A while later, I saw its open wings flexing and then closing again. Still later, I saw it crawling awkwardly across the stones. When it reached the metal cover on the window washer’s anchor, which must have been very cold indeed, it tried to climb up on that, perhaps trying to get more height from which to launch itself, but it was getting nowhere, and probably getting chilled again as well. I was tempted to intervene, but unsure what to do and fearful of causing further harm, and so I directed compassion towards the butterfly and resumed my work.

Then I saw it fluttering weakly and irregularly towards a neighbour’s balcony.
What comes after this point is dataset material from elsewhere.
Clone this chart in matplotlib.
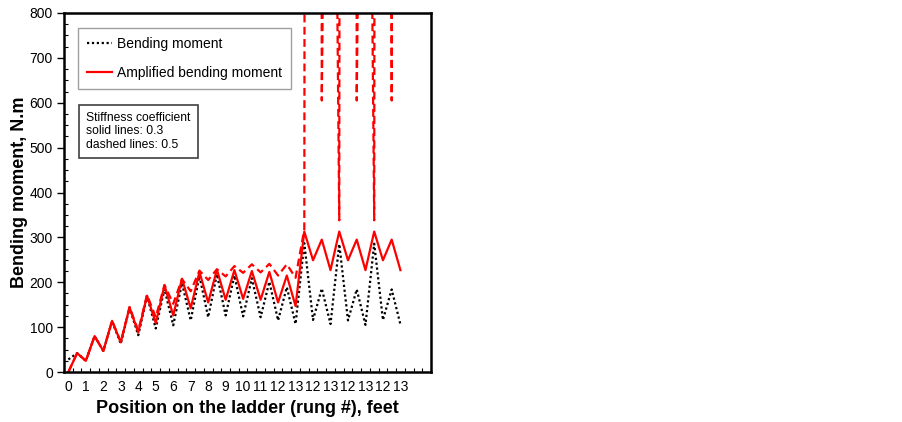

And so, finally I gently spread out my hands to corral it, and offered a hand for it to climb up onto, thinking perhaps I could warm it up enough for it to be able to fly properly. After crawling onto the offered hand, however, maybe it realized that this warm soft something was alive, and it quickly hopped back off again. But the second time it crawled onto the proffered hand, perhaps as whatever this something was hadn’t tried to eat it or otherwise harm it, it quickly located a comfortable perch. Soon it began flexing its wings quite vigorously, and within a few minutes took off and soared like a bird, flapping strongly and quickly away. And so, I said farewell and wished it a safe journey. As I had beheld it resting on my hand and afterwards I reflected upon its frame of reference in relation to this encounter, whether or not its acceptance of this assistance was an active act of trust, and how this timely intervention began with a carelessly flicked lit cigarette!